WHAT TO DO> Nothing outside the range is to be copied. From the entries below, reproduce exactly the lines starting at the one with "Write a Python" and ending at the one with "in range(1, 23)]", without pictures.

RECORDS FOR THE EXERCISE>
═══
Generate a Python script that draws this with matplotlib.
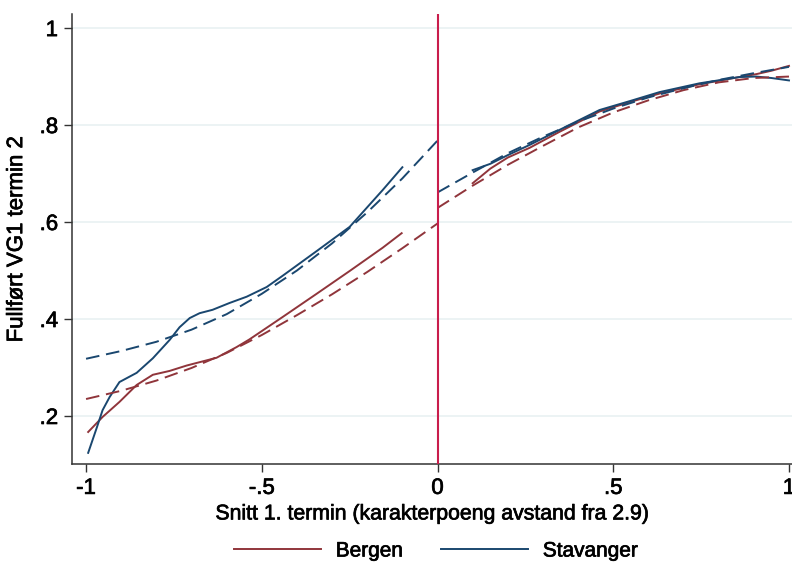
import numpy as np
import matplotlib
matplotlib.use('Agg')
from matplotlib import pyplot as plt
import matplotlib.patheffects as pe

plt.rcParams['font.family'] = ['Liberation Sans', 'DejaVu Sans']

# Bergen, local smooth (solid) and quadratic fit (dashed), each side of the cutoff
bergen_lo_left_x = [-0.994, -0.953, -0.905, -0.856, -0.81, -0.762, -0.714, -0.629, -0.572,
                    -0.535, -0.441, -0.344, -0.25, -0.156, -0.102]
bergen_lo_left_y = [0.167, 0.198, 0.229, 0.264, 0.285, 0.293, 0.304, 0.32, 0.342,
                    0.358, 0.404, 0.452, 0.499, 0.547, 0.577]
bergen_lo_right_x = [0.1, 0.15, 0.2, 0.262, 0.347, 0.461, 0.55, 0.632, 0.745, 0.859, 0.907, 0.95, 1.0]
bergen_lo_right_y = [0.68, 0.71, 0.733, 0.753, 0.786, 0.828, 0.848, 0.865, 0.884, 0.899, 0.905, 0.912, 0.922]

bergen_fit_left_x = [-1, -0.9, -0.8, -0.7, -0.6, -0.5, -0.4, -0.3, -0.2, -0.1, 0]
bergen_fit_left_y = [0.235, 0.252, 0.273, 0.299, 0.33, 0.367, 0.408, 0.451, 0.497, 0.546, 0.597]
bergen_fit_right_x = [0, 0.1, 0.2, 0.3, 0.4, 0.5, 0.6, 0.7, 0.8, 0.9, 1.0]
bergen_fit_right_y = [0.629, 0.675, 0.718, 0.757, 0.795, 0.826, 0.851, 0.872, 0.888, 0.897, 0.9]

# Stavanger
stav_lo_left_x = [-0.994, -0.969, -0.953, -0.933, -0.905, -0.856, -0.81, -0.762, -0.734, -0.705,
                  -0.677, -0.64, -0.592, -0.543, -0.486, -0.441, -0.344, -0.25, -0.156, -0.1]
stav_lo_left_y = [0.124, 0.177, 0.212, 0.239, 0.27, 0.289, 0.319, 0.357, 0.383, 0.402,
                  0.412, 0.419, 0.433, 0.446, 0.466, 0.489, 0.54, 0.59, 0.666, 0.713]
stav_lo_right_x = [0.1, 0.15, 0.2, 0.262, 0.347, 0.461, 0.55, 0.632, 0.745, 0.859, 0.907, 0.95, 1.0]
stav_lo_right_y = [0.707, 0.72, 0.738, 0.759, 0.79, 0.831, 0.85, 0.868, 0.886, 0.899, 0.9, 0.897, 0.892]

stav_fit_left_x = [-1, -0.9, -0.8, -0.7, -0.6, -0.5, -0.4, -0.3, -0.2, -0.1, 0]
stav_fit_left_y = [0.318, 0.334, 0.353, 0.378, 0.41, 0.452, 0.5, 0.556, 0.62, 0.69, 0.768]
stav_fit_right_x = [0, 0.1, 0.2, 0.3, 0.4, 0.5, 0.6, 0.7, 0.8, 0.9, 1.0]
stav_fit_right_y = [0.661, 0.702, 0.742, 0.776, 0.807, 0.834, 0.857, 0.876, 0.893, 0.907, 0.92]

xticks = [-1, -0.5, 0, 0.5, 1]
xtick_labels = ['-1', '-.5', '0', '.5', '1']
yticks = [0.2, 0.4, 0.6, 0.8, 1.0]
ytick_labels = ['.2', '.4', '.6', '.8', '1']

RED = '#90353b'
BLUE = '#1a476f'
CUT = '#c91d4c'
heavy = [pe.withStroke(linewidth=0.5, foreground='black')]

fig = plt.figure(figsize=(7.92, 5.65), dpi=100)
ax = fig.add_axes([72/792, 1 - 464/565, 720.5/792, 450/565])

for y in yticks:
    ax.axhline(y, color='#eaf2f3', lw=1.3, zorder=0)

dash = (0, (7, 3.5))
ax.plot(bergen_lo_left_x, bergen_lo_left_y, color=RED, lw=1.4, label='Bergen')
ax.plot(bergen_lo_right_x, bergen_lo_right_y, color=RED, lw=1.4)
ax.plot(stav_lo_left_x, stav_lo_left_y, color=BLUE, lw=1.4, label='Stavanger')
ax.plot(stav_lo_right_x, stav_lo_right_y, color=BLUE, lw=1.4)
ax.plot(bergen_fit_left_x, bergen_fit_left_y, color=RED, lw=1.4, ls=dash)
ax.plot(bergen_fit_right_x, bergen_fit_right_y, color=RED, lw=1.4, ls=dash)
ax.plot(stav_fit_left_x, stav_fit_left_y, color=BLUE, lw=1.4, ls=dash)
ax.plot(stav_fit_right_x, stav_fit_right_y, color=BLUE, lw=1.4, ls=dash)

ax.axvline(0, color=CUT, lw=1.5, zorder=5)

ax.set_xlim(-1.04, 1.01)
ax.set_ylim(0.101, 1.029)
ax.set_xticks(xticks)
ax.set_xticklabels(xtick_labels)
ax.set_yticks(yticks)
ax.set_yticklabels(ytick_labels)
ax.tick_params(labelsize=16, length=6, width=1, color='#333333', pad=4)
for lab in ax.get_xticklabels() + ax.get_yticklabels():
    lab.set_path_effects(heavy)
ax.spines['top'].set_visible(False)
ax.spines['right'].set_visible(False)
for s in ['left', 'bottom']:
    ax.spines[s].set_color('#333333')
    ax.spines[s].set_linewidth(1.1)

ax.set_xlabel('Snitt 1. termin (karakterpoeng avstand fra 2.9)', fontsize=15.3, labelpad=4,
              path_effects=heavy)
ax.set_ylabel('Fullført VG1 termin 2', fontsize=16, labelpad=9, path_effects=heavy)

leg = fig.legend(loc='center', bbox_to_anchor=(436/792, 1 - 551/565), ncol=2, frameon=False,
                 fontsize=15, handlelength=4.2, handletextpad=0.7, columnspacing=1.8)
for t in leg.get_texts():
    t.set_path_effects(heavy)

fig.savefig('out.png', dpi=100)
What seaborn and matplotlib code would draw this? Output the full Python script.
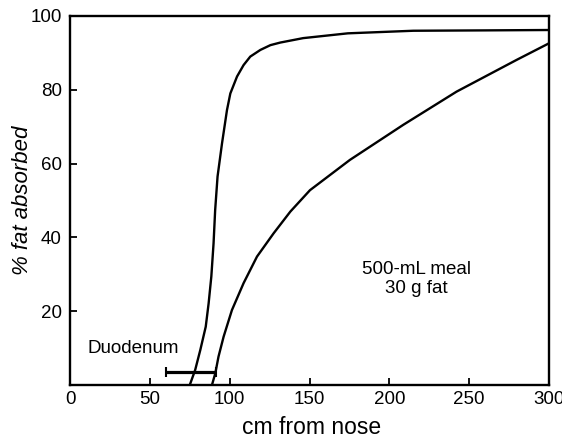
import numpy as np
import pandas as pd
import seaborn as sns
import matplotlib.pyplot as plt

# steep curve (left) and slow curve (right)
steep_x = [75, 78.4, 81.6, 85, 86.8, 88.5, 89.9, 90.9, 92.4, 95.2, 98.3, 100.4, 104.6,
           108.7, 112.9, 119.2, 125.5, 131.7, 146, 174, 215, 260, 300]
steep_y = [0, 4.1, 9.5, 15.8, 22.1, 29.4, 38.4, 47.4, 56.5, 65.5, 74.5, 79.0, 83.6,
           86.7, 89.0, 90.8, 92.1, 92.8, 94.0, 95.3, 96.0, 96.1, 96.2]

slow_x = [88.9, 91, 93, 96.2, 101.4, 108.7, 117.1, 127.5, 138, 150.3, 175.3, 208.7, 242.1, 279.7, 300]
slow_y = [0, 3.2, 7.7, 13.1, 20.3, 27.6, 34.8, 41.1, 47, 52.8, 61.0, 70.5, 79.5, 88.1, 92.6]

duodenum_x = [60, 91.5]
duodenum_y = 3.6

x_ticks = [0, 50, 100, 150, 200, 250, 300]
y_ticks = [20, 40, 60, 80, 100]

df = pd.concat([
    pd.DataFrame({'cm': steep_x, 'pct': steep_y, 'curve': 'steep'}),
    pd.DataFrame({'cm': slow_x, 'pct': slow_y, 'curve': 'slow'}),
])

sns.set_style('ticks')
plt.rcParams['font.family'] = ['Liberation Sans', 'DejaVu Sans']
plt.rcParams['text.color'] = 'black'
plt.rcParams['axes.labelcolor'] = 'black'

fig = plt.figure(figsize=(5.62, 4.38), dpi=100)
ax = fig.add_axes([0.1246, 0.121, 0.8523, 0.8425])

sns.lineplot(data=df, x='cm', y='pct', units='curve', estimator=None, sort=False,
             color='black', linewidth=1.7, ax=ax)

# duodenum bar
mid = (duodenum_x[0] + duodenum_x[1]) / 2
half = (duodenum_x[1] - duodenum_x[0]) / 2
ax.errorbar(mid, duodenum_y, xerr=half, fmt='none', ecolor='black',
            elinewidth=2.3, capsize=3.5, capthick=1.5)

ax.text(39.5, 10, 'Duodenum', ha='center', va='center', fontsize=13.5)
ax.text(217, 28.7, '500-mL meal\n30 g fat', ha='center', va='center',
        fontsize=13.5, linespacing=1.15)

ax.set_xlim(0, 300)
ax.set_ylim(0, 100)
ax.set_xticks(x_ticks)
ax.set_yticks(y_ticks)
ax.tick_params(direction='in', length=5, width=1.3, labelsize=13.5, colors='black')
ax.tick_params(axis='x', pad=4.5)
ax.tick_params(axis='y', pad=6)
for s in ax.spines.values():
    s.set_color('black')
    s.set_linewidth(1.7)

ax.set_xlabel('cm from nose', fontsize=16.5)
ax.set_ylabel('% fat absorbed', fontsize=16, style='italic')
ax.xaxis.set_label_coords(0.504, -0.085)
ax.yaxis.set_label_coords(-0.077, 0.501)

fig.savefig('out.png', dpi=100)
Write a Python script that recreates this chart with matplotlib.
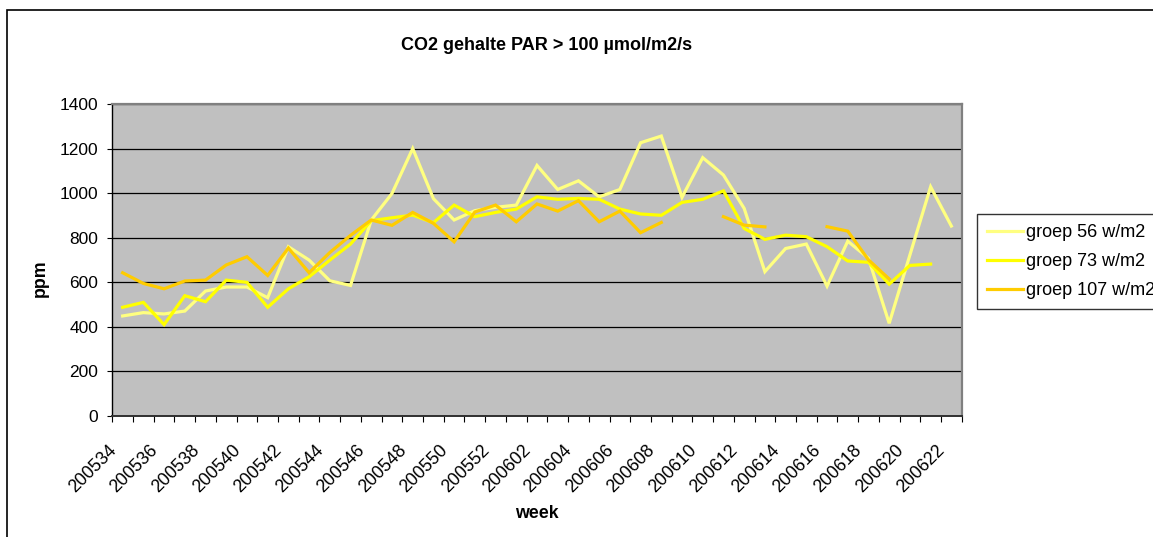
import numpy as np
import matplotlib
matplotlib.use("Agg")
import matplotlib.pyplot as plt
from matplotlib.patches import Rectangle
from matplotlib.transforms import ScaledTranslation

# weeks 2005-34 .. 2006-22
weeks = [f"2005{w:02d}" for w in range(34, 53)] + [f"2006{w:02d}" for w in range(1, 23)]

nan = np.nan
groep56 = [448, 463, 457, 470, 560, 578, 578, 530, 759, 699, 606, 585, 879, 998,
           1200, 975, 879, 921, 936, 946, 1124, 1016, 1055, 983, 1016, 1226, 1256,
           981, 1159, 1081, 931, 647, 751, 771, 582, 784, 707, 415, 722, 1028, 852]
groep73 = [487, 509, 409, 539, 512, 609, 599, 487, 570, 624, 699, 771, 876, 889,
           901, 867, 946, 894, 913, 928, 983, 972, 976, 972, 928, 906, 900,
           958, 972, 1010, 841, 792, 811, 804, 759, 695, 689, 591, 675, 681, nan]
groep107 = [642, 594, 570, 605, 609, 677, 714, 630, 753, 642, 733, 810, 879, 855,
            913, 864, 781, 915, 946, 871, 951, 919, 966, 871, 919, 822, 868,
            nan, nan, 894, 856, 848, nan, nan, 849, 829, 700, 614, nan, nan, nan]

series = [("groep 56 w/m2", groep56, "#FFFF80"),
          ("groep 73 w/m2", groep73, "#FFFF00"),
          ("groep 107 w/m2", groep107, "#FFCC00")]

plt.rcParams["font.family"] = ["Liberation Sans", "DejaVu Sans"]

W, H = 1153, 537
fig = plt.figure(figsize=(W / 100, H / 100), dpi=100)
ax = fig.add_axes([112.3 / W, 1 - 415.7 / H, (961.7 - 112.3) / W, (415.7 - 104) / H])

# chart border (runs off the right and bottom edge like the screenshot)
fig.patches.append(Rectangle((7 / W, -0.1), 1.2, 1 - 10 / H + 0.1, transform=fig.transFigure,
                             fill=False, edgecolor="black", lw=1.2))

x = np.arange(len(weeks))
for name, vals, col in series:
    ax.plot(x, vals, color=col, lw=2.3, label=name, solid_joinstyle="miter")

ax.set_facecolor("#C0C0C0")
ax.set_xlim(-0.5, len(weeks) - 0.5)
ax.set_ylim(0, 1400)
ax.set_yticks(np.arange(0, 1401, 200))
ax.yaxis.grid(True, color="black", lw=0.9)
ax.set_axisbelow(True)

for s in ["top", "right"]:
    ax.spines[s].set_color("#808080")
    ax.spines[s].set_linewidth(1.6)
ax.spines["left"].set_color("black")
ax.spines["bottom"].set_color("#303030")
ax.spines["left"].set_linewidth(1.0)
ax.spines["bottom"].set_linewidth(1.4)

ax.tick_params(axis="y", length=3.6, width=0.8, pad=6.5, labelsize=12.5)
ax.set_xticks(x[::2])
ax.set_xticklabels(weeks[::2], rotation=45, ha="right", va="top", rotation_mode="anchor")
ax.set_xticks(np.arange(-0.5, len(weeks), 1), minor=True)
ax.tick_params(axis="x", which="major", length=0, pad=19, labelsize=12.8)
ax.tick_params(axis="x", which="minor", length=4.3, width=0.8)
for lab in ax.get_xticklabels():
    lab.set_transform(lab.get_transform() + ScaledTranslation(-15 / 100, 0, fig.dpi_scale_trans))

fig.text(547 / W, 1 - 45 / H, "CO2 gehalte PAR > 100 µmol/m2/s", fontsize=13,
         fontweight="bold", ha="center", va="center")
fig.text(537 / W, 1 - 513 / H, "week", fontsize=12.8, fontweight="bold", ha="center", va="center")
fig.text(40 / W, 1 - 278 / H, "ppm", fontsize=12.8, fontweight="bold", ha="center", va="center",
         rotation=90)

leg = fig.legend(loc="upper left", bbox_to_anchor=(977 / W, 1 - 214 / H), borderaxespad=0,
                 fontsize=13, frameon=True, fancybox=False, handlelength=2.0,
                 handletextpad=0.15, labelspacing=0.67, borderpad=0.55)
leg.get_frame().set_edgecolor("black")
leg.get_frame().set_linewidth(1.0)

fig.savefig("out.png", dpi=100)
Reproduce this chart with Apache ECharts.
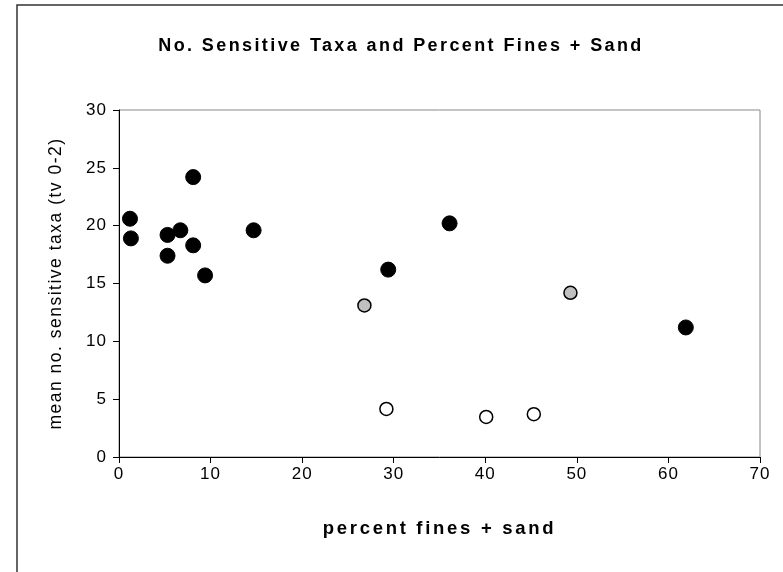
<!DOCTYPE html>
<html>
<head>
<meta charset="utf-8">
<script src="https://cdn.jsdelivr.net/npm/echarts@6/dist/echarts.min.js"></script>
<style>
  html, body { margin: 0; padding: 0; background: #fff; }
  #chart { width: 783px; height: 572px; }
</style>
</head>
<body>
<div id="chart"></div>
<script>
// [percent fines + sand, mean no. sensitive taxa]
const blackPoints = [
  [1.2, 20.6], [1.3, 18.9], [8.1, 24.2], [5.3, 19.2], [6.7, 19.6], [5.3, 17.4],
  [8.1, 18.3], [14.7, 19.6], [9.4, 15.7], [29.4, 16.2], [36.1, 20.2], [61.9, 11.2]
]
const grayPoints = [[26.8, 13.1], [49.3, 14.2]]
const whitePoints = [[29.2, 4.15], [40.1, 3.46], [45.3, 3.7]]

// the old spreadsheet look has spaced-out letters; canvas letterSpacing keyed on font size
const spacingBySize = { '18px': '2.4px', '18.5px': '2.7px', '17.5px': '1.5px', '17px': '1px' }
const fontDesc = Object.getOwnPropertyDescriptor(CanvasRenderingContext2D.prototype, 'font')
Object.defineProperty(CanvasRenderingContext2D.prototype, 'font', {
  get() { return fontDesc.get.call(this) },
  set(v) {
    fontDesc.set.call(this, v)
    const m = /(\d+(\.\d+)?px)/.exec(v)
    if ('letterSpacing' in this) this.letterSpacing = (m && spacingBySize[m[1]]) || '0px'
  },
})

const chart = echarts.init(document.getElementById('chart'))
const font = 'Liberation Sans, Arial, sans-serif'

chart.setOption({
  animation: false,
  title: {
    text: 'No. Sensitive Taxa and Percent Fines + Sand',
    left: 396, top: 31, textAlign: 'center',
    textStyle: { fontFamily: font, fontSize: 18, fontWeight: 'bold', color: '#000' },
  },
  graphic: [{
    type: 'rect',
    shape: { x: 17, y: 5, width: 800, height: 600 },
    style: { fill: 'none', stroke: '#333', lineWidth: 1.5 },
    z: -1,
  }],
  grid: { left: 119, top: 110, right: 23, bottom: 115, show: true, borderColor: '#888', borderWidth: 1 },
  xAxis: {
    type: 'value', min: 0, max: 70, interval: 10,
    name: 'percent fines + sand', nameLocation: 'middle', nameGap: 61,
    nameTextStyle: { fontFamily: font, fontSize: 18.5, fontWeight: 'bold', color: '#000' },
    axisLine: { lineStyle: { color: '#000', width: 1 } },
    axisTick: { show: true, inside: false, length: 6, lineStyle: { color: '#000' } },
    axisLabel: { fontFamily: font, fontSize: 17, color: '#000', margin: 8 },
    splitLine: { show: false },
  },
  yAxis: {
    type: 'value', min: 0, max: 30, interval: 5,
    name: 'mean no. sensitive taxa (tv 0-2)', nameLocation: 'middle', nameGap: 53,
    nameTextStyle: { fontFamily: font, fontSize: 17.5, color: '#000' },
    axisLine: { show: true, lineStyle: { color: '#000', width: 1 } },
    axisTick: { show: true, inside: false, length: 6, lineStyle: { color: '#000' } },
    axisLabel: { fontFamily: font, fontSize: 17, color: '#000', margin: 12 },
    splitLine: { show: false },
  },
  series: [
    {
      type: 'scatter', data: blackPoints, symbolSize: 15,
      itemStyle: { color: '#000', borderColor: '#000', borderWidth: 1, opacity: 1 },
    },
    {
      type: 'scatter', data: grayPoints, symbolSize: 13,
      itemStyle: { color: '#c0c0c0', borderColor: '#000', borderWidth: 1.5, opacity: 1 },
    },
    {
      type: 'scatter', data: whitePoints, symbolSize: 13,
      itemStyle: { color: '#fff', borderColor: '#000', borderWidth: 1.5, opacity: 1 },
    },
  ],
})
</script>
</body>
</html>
═══
FULL RESPONSE>
Write a Python script that recreates this chart with matplotlib.
import numpy as np
import matplotlib
matplotlib.use("Agg")
import matplotlib.pyplot as plt
from matplotlib.patches import Rectangle
from matplotlib.transforms import ScaledTranslation

# weeks 2005-34 .. 2006-22
weeks = [f"2005{w:02d}" for w in range(34, 53)] + [f"2006{w:02d}" for w in range(1, 23)]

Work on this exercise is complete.